ちなみに、変更先としてLaravelを選択したのは、PG全員で検討して全会一致でLaravelが良いとなったからである。

あのままZend Frameworkを利用し続けていたら、もしかすると今頃はお客様にそのフレームワークを使う理由を聞かれた時に「弊社がそのフレームワークに慣れているので」としか言えず困る事態になっていたかもしれない。

少し話はズレるが、イノベーター理論というのがある。

誤解を恐れず簡単に説明すると、
新しい商品やサービスなどが出てきた時にどの段階で採用するか、
ということに関する理論である。

最初に飛びつく層はイノベーターと呼ばれる。新しいことが大好きで、全体の2.5%を構成すると仮定されている。

次に、アーリーアダプターという層がある。イノベーターほど新しいもの好きではないが、常にウォッチしていて、自分が良いと思うものは周りが追いついていなくても採用する層である。
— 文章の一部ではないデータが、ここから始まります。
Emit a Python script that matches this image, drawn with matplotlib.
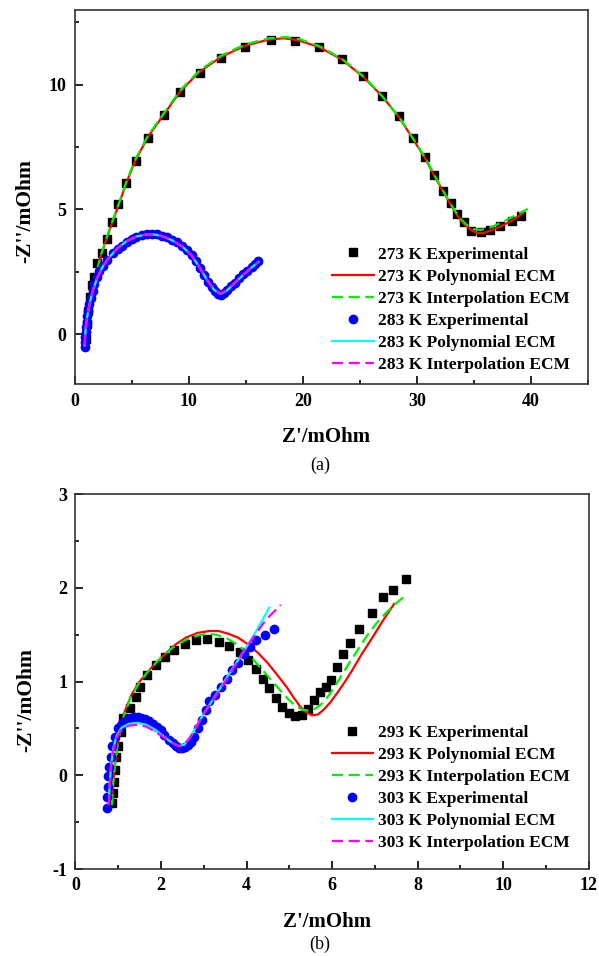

全体の13.5%を構成すると仮定される。

その次の層として、新しいものにはそれなりに慎重な多数派(アーリーマジョリティ、34%)と、さらに過半数が採用するのを見て初めて自分たちも採用する多数派(レイトマジョリティ,34%)が続く。最後に残って頑なに流されない層はラガードと呼ばれ16%を構成すると仮定される。

そして、このイノベーター理論に付随する理論としてキャズム理論というのがある。ざっくり言うと、アーリーアダプターとアーリーマジョリティの間には、質的な変換が起きる必要があるため、そこには簡単に越えられないキャズムと呼ばれる大きな溝がある、という理論だ。新しいものを使うことに快感を覚える人と、不安を覚える人の溝と表現できるかもしれない。

上記のトレンドだけを見ると、すでに多数派(マジョリティ)を構成しているように見える。しかしながら、トレンドとは、あくまで現時点のフローの変化なので、過去の蓄積であるストックまで考えると、Laravelはまだ多数派を形成しているとは言えないであろう。(左にある棒グラフはこの期間の平均を表しているのでそれを見てもそのように判断できる)。私の評価としては、キャズムを超えつつある=アーリーマジョリティに採用されつつある、というレベルだ。(この先が保証されているレベルではない)

経営的なスタンスで言えば、本当はアーリーマジョリティがバランスは良いと思う。守りの戦略としては悪くない。

あの時期にアーリーアダプターとして行動した我々はどちらかというと攻めの戦略をとったことになると思う。

それには、実は我々を取り巻く外部要因だけではなく、内部的な事情もあった。最初に書いたように、使い慣れたフレームワークは開発効率も良く、それらに囲まれた状態はとても居心地も良い。

人は居心地の良い状態に長くいると変化そのものを恐れるようになる。新しい選択肢自体を考えなくなり思考が停止するのだ。

正直なところ、2011年の弊社はそのような雰囲気があった。そこからみんなで変化の気運を高めていき2014年の春にようやく新しく歩み出すことを決断した。あの時期の我々には一定の爆発力が必要だったのだ。アーリーアダプターとして行動した背景にはそのような事情もある。

今後全てのシーンにおいてアーリーアダプタとして行動するわけではない。しかしながら、Laravelの採用というチャレンジを乗り越えた我々は、今後は変化を恐れることもなく、今まで以上に偏見のないフラットなメガネで世の中の技術動向を見ることができるようになるだろう。

このようなチャレンジをし成果を出した弊社のメンバーを、私は誇りに思っている。